**EXERCISE AIM**
Write out every line of the material as it stands, apart from the pictures.
==================================================
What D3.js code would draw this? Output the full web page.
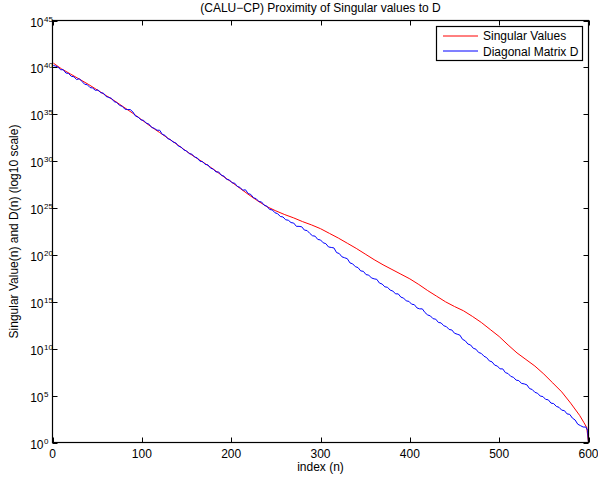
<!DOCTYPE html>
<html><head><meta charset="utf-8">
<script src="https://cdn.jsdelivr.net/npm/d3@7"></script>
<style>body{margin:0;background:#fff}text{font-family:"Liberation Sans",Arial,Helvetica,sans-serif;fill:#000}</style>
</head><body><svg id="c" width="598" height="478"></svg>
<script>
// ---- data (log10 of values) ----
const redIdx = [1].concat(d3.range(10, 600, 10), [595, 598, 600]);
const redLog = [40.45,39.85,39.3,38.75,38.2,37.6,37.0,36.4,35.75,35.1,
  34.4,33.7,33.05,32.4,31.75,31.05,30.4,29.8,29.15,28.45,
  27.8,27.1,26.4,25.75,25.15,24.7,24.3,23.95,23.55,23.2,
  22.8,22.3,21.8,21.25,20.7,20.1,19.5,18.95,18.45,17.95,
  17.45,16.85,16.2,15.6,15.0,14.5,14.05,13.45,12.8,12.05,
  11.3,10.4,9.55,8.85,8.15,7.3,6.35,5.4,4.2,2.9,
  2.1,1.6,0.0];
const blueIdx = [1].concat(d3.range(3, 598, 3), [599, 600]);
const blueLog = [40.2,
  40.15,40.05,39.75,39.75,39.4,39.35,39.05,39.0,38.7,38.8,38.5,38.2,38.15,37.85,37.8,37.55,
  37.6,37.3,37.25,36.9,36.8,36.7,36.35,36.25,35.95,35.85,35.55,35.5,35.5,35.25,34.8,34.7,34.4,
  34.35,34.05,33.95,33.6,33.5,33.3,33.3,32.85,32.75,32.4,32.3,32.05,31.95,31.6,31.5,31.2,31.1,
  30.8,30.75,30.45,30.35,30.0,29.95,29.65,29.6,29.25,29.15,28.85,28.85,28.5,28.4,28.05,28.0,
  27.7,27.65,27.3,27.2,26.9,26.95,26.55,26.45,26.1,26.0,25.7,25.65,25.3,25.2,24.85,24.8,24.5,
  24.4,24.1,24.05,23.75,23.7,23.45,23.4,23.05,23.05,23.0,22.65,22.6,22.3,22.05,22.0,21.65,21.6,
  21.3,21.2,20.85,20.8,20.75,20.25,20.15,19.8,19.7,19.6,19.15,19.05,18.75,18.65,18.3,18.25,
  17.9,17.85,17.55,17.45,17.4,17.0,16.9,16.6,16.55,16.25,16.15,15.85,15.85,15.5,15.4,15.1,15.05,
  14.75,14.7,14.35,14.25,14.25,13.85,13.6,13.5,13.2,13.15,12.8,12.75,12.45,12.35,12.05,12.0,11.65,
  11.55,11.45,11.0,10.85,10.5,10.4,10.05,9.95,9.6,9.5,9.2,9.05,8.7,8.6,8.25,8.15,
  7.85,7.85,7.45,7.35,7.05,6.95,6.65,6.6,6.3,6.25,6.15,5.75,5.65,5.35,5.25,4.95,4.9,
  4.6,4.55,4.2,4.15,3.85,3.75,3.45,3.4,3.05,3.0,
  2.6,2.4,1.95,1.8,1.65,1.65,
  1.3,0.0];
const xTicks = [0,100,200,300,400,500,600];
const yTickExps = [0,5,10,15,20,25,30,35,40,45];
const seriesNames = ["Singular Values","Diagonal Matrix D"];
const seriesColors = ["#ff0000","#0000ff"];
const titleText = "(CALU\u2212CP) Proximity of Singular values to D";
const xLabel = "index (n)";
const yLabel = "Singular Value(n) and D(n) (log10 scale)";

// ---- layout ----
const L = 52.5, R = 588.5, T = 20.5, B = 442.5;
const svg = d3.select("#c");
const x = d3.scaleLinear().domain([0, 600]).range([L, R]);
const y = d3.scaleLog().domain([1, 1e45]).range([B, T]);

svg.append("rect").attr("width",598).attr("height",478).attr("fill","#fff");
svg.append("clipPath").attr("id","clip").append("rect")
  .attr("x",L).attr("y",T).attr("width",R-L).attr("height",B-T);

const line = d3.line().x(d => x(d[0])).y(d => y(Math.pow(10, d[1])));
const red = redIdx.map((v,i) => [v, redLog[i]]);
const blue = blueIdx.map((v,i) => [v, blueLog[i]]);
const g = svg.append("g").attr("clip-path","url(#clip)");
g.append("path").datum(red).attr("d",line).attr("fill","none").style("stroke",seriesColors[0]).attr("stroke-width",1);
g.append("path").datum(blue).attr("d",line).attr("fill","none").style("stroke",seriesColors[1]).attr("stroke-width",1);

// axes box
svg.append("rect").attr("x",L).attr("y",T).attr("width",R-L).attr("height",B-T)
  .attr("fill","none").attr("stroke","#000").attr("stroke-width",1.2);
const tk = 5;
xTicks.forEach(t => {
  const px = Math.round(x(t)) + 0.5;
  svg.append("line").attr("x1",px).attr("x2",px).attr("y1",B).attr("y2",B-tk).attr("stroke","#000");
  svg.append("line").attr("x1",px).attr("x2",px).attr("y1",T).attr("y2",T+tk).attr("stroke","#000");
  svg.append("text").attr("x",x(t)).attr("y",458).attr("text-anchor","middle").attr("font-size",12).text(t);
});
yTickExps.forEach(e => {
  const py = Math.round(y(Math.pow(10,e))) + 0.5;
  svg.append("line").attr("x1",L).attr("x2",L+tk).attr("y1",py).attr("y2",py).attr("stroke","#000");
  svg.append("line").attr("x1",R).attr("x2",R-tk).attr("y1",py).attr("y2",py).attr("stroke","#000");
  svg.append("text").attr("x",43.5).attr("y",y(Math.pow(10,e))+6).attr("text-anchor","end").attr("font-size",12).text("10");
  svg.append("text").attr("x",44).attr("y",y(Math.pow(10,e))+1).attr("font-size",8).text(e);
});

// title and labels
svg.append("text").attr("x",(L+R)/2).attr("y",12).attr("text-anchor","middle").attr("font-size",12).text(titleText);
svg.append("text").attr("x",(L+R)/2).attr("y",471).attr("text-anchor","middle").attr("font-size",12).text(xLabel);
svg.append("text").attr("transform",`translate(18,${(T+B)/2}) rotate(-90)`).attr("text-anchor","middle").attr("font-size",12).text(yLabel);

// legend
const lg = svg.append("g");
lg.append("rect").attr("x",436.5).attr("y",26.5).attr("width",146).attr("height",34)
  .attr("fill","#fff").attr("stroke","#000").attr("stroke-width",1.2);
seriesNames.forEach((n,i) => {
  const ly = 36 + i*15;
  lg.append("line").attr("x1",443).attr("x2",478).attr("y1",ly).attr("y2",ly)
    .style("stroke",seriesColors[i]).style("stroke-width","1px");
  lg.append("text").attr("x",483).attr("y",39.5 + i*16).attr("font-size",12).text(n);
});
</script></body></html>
==================================================
**EXPECTED ANSWER**
What D3.js code would draw this? Output the full web page.
<!DOCTYPE html>
<html><head><meta charset="utf-8">
<script src="https://cdn.jsdelivr.net/npm/d3@7"></script>
<style>body{margin:0;background:#fff}text{font-family:"Liberation Sans",Arial,Helvetica,sans-serif;fill:#000}</style>
</head><body><svg id="c" width="598" height="478"></svg>
<script>
// ---- data (log10 of values) ----
const redIdx = [1].concat(d3.range(10, 600, 10), [595, 598, 600]);
const redLog = [40.45,39.85,39.3,38.75,38.2,37.6,37.0,36.4,35.75,35.1,
  34.4,33.7,33.05,32.4,31.75,31.05,30.4,29.8,29.15,28.45,
  27.8,27.1,26.4,25.75,25.15,24.7,24.3,23.95,23.55,23.2,
  22.8,22.3,21.8,21.25,20.7,20.1,19.5,18.95,18.45,17.95,
  17.45,16.85,16.2,15.6,15.0,14.5,14.05,13.45,12.8,12.05,
  11.3,10.4,9.55,8.85,8.15,7.3,6.35,5.4,4.2,2.9,
  2.1,1.6,0.0];
const blueIdx = [1].concat(d3.range(3, 598, 3), [599, 600]);
const blueLog = [40.2,
  40.15,40.05,39.75,39.75,39.4,39.35,39.05,39.0,38.7,38.8,38.5,38.2,38.15,37.85,37.8,37.55,
  37.6,37.3,37.25,36.9,36.8,36.7,36.35,36.25,35.95,35.85,35.55,35.5,35.5,35.25,34.8,34.7,34.4,
  34.35,34.05,33.95,33.6,33.5,33.3,33.3,32.85,32.75,32.4,32.3,32.05,31.95,31.6,31.5,31.2,31.1,
  30.8,30.75,30.45,30.35,30.0,29.95,29.65,29.6,29.25,29.15,28.85,28.85,28.5,28.4,28.05,28.0,
  27.7,27.65,27.3,27.2,26.9,26.95,26.55,26.45,26.1,26.0,25.7,25.65,25.3,25.2,24.85,24.8,24.5,
  24.4,24.1,24.05,23.75,23.7,23.45,23.4,23.05,23.05,23.0,22.65,22.6,22.3,22.05,22.0,21.65,21.6,
  21.3,21.2,20.85,20.8,20.75,20.25,20.15,19.8,19.7,19.6,19.15,19.05,18.75,18.65,18.3,18.25,
  17.9,17.85,17.55,17.45,17.4,17.0,16.9,16.6,16.55,16.25,16.15,15.85,15.85,15.5,15.4,15.1,15.05,
  14.75,14.7,14.35,14.25,14.25,13.85,13.6,13.5,13.2,13.15,12.8,12.75,12.45,12.35,12.05,12.0,11.65,
  11.55,11.45,11.0,10.85,10.5,10.4,10.05,9.95,9.6,9.5,9.2,9.05,8.7,8.6,8.25,8.15,
  7.85,7.85,7.45,7.35,7.05,6.95,6.65,6.6,6.3,6.25,6.15,5.75,5.65,5.35,5.25,4.95,4.9,
  4.6,4.55,4.2,4.15,3.85,3.75,3.45,3.4,3.05,3.0,
  2.6,2.4,1.95,1.8,1.65,1.65,
  1.3,0.0];
const xTicks = [0,100,200,300,400,500,600];
const yTickExps = [0,5,10,15,20,25,30,35,40,45];
const seriesNames = ["Singular Values","Diagonal Matrix D"];
const seriesColors = ["#ff0000","#0000ff"];
const titleText = "(CALU\u2212CP) Proximity of Singular values to D";
const xLabel = "index (n)";
const yLabel = "Singular Value(n) and D(n) (log10 scale)";

// ---- layout ----
const L = 52.5, R = 588.5, T = 20.5, B = 442.5;
const svg = d3.select("#c");
const x = d3.scaleLinear().domain([0, 600]).range([L, R]);
const y = d3.scaleLog().domain([1, 1e45]).range([B, T]);

svg.append("rect").attr("width",598).attr("height",478).attr("fill","#fff");
svg.append("clipPath").attr("id","clip").append("rect")
  .attr("x",L).attr("y",T).attr("width",R-L).attr("height",B-T);

const line = d3.line().x(d => x(d[0])).y(d => y(Math.pow(10, d[1])));
const red = redIdx.map((v,i) => [v, redLog[i]]);
const blue = blueIdx.map((v,i) => [v, blueLog[i]]);
const g = svg.append("g").attr("clip-path","url(#clip)");
g.append("path").datum(red).attr("d",line).attr("fill","none").style("stroke",seriesColors[0]).attr("stroke-width",1);
g.append("path").datum(blue).attr("d",line).attr("fill","none").style("stroke",seriesColors[1]).attr("stroke-width",1);

// axes box
svg.append("rect").attr("x",L).attr("y",T).attr("width",R-L).attr("height",B-T)
  .attr("fill","none").attr("stroke","#000").attr("stroke-width",1.2);
const tk = 5;
xTicks.forEach(t => {
  const px = Math.round(x(t)) + 0.5;
  svg.append("line").attr("x1",px).attr("x2",px).attr("y1",B).attr("y2",B-tk).attr("stroke","#000");
  svg.append("line").attr("x1",px).attr("x2",px).attr("y1",T).attr("y2",T+tk).attr("stroke","#000");
  svg.append("text").attr("x",x(t)).attr("y",458).attr("text-anchor","middle").attr("font-size",12).text(t);
});
yTickExps.forEach(e => {
  const py = Math.round(y(Math.pow(10,e))) + 0.5;
  svg.append("line").attr("x1",L).attr("x2",L+tk).attr("y1",py).attr("y2",py).attr("stroke","#000");
  svg.append("line").attr("x1",R).attr("x2",R-tk).attr("y1",py).attr("y2",py).attr("stroke","#000");
  svg.append("text").attr("x",43.5).attr("y",y(Math.pow(10,e))+6).attr("text-anchor","end").attr("font-size",12).text("10");
  svg.append("text").attr("x",44).attr("y",y(Math.pow(10,e))+1).attr("font-size",8).text(e);
});

// title and labels
svg.append("text").attr("x",(L+R)/2).attr("y",12).attr("text-anchor","middle").attr("font-size",12).text(titleText);
svg.append("text").attr("x",(L+R)/2).attr("y",471).attr("text-anchor","middle").attr("font-size",12).text(xLabel);
svg.append("text").attr("transform",`translate(18,${(T+B)/2}) rotate(-90)`).attr("text-anchor","middle").attr("font-size",12).text(yLabel);

// legend
const lg = svg.append("g");
lg.append("rect").attr("x",436.5).attr("y",26.5).attr("width",146).attr("height",34)
  .attr("fill","#fff").attr("stroke","#000").attr("stroke-width",1.2);
seriesNames.forEach((n,i) => {
  const ly = 36 + i*15;
  lg.append("line").attr("x1",443).attr("x2",478).attr("y1",ly).attr("y2",ly)
    .style("stroke",seriesColors[i]).style("stroke-width","1px");
  lg.append("text").attr("x",483).attr("y",39.5 + i*16).attr("font-size",12).text(n);
});
</script></body></html>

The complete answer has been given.